Of the company’s capital employed, two thirds of it is in cash engines, a quarter in growth engines and the remainder in longer-term projects such as shale and new energies. Cash engines, such as LNG, have to yield high – double-digit – returns as they have to support everything else the company wants to do.
Investment on capital projects will stay within the $25bn-30bn/year range, starting off this year at $29bn; if the oil price goes lower for some time the floor may also fall, said Henry. Debt gearing is now at 26% and will probably rise again before going down, but it will not go above 30%. Dividends will grow. Capex will not go above $30bn until the substantial part of the buy-backs has been done, he said. At the time the deal was announced, the structure was criticised because of the impact it would have on Shell dividends.
Asset sales will yield $30bn by 2018, a tenth of the current balance sheet, but there is no time-pressure to sell. “They will not be at give-away prices,” he said. “If it takes longer, and we preserve shareholder value, so be it.”
The company has already saved $45bn from project cancellations or sales.

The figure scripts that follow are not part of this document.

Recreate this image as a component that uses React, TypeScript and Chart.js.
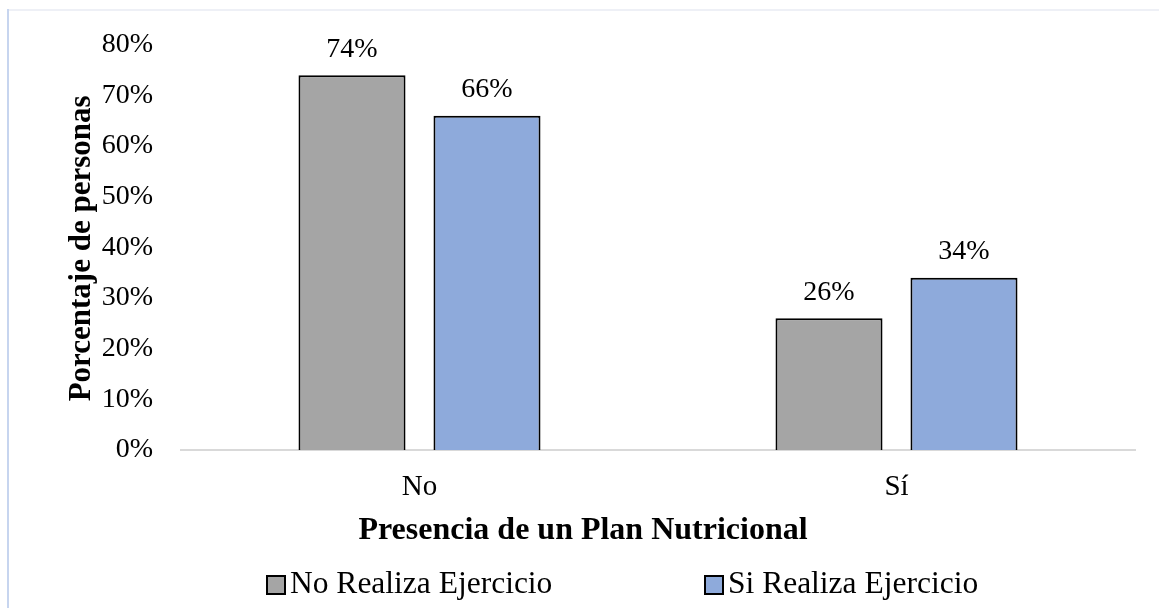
import React, { useEffect, useRef } from "react";
import { Chart, registerables } from "chart.js";

Chart.register(...registerables);

// Chart data
const categories = ["No", "Sí"];
const noRealizaValues = [74, 26];
const siRealizaValues = [66, 34];
const seriesLabels = ["No Realiza Ejercicio", "Si Realiza Ejercicio"];
const yTickValues = [0, 10, 20, 30, 40, 50, 60, 70, 80];
const xAxisTitle = "Presencia de un Plan Nutricional";
const yAxisTitle = "Porcentaje de personas";

const seriesColors = ["#a5a5a5", "#8eaadb"];

const WIDTH = 1159;
const HEIGHT = 608;
const SERIF = '"Liberation Serif", "Times New Roman", serif';

// Background, outer frame, value labels, axis titles and legend
const decorations = {
  id: "decorations",
  beforeDraw(chart: any) {
    const { ctx } = chart;
    ctx.save();
    ctx.fillStyle = "#ffffff";
    ctx.fillRect(0, 0, chart.width, chart.height);
    // frame edges
    ctx.fillStyle = "#eef0f6";
    ctx.fillRect(8, 9, chart.width - 8, 2);
    ctx.fillStyle = "#c7d5ef";
    ctx.fillRect(7, 9, 2, chart.height - 9);
    ctx.restore();
  },
  afterDatasetsDraw(chart: any) {
    const { ctx } = chart;
    ctx.save();
    ctx.fillStyle = "#000000";
    ctx.font = `28px ${SERIF}`;
    ctx.textAlign = "center";
    ctx.textBaseline = "middle";
    chart.data.datasets.forEach((ds: any, di: number) => {
      const meta = chart.getDatasetMeta(di);
      meta.data.forEach((bar: any, i: number) => {
        ctx.fillText(`${ds.data[i]}%`, bar.x, bar.y - 26);
      });
    });
    ctx.restore();
  },
  afterDraw(chart: any) {
    const { ctx, chartArea } = chart;
    ctx.save();
    ctx.fillStyle = "#000000";

    // x axis title
    ctx.font = `bold 32px ${SERIF}`;
    ctx.textAlign = "center";
    ctx.textBaseline = "middle";
    ctx.fillText(xAxisTitle, 583, 531);

    // y axis title
    ctx.font = `bold 31px ${SERIF}`;
    ctx.save();
    ctx.translate(82, (chartArea.top + chartArea.bottom) / 2 + 1);
    ctx.rotate(-Math.PI / 2);
    ctx.fillText(yAxisTitle, 0, 0);
    ctx.restore();

    // legend
    const legendY = 585;
    const itemLefts = [267, 705];
    ctx.font = `31.5px ${SERIF}`;
    ctx.textAlign = "left";
    seriesLabels.forEach((label, i) => {
      const x = itemLefts[i];
      ctx.fillStyle = seriesColors[i];
      ctx.fillRect(x, legendY - 9, 18, 18);
      ctx.strokeStyle = "#000000";
      ctx.lineWidth = 2;
      ctx.strokeRect(x, legendY - 9, 18, 18);
      ctx.fillStyle = "#000000";
      ctx.fillText(label, x + 23, legendY);
    });
    ctx.restore();
  },
};

export default function App() {
  const canvasRef = useRef<HTMLCanvasElement | null>(null);

  useEffect(() => {
    const canvas = canvasRef.current;
    if (!canvas) return;
    const chart = new Chart(canvas, {
      type: "bar",
      data: {
        labels: categories,
        datasets: [
          {
            label: seriesLabels[0],
            data: noRealizaValues,
            backgroundColor: seriesColors[0],
            borderColor: "#000000",
            borderWidth: 2,
            borderSkipped: "bottom",
            categoryPercentage: 0.566,
            barPercentage: 0.793,
          },
          {
            label: seriesLabels[1],
            data: siRealizaValues,
            backgroundColor: seriesColors[1],
            borderColor: "#000000",
            borderWidth: 2,
            borderSkipped: "bottom",
            categoryPercentage: 0.566,
            barPercentage: 0.793,
          },
        ],
      },
      plugins: [decorations],
      options: {
        animation: false,
        responsive: false,
        devicePixelRatio: 1,
        layout: { padding: { left: 0, right: 24, top: 41, bottom: 0 } },
        plugins: {
          legend: { display: false },
          tooltip: { enabled: false },
          title: { display: false },
        },
        scales: {
          x: {
            grid: { display: false, drawTicks: false },
            border: { display: true, color: "#d9d9d9", width: 2 },
            ticks: {
              padding: 20,
              color: "#000000",
              font: { family: SERIF, size: 29 },
            },
            afterFit: (scale: any) => {
              scale.height = HEIGHT - 450;
            },
          },
          y: {
            min: 0,
            max: 80,
            grid: { display: false, drawTicks: false },
            border: { display: false },
            afterBuildTicks: (scale: any) => {
              scale.ticks = yTickValues.map((v) => ({ value: v }));
            },
            ticks: {
              padding: 28,
              color: "#000000",
              font: { family: SERIF, size: 28 },
              callback: (v: any) => `${v}%`,
            },
            afterFit: (scale: any) => {
              scale.width = 181;
            },
          },
        },
      },
    });
    return () => chart.destroy();
  }, []);

  return (
    <div style={{ position: "fixed", left: 0, top: 0, width: WIDTH, height: HEIGHT, background: "#ffffff" }}>
      <canvas ref={canvasRef} width={WIDTH} height={HEIGHT} style={{ display: "block" }} />
    </div>
  );
}
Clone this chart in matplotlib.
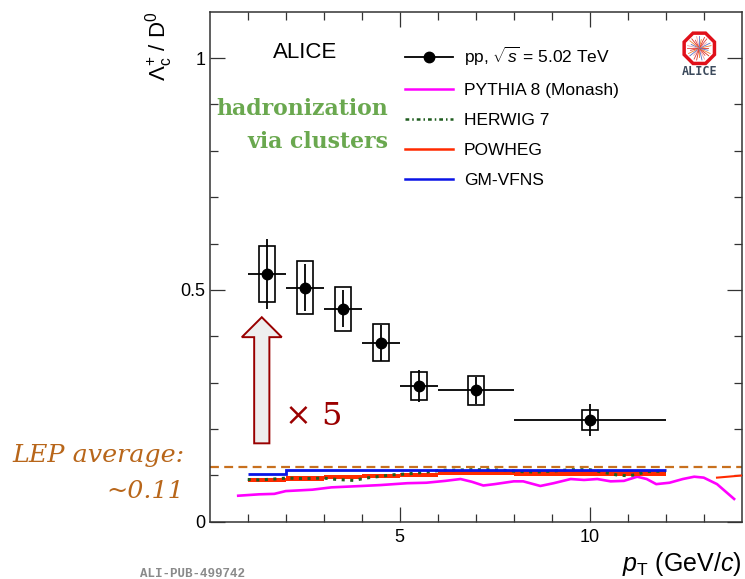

These include projects in Malaysia and Australia – Arrow and Wheatstone are off, but not Browse.
Ben van Beurden (image credit: Shell)
LNG glut 'to last till early 2020s'
Van Beurden said that the significant oversupply of LNG would last until the early years of the next decade. Of its own portfolio, 10-15% is sold spot and those cargoes are going into developing new markets where term supply could develop. None were named but Shell has been in talks with governments in Morocco, for example, about using floating LNG import terminals (FSRUs) as bridgeheads to develop markets where it can later move in more substantially.
At the moment, integrated gas is the biggest cash engine, which accounts for about a third of capital employed and will be a major contributor to growth going forward. “We need double-digit return,” he said. Chemicals and deepwater are next growth priorities. “We must focus on areas where our assets are better than our rivals’ and we must be best in class in execution." Future opportunities come from renewables wind, shales. There is no point in shale until the price rebounds, as they have a very short payback period, he said.
Van Beurden also gave more details of a petrochemicals investment in Pennsylvania, for which no financial details have been provided, and commented on the proposed Nord Stream 2 subsea gas pipeline in which Shell is a 10% shareholder.
Speaking about 100 days after the Anglo-Dutch major completed its acquisition of UK gas group BG, Ben van Beurden conceded there were challenges ahead, and the company had to be more resilient, grow its free cash flow and its return on capital employed.
But he said that there were several billions of dollars more synergies than the company expected late last year before the deal went through, which gave it a bit of breathing-space, and that the value of BG was some $10bn above the price paid, based on last February’s forward price curves. Henry said that the $4bn/yr pre-tax synergies target would be attained in 2017, a year ahead of forecast; and reach $4.5bn in 2018, compared with the original estimate of $2bn by 2018. Staff redundancies have been bigger than expected. Buy-backs and debt reduction will be the main beneficiaries once the scrip has been turned off.
On specific projects Henry said the politics surrounding the “major gas reserves” in the eastern Mediterranean, such as Cyprus and Israel as well as Egypt, had to be dealt with before gas could flow into its idle Idku liquefaction plant – part of the BG legacy – in Egypt: “The most logical solution would be to take gas to the empty LNG plant from there, but it is too early to say what the solution might be. Which is the most economic? The market needs to be developed.”
Nigeria’s security situation was already pretty tough and is continuously deteriorating. The Niger Delta Avengers are targeting oil and gas infrastructure, which affects us, the government and the people, Shell said, but this did not affect the deepwater oil or the LNG.
Another country in the headlines where Shell is active is Brazil. Riddled with corruption, its national champion Petrobras in bribery allegations, and with onerous local content rules, the upstream fundamentals are nevertheless “incredibly strong… It is the most attractive deepwater real estate, these projects will be competitive,” Shell said. “Deepwater operators can work there, and that is attractive for them and for the country too. Brazil needs time to work. It has much more upside than downside.”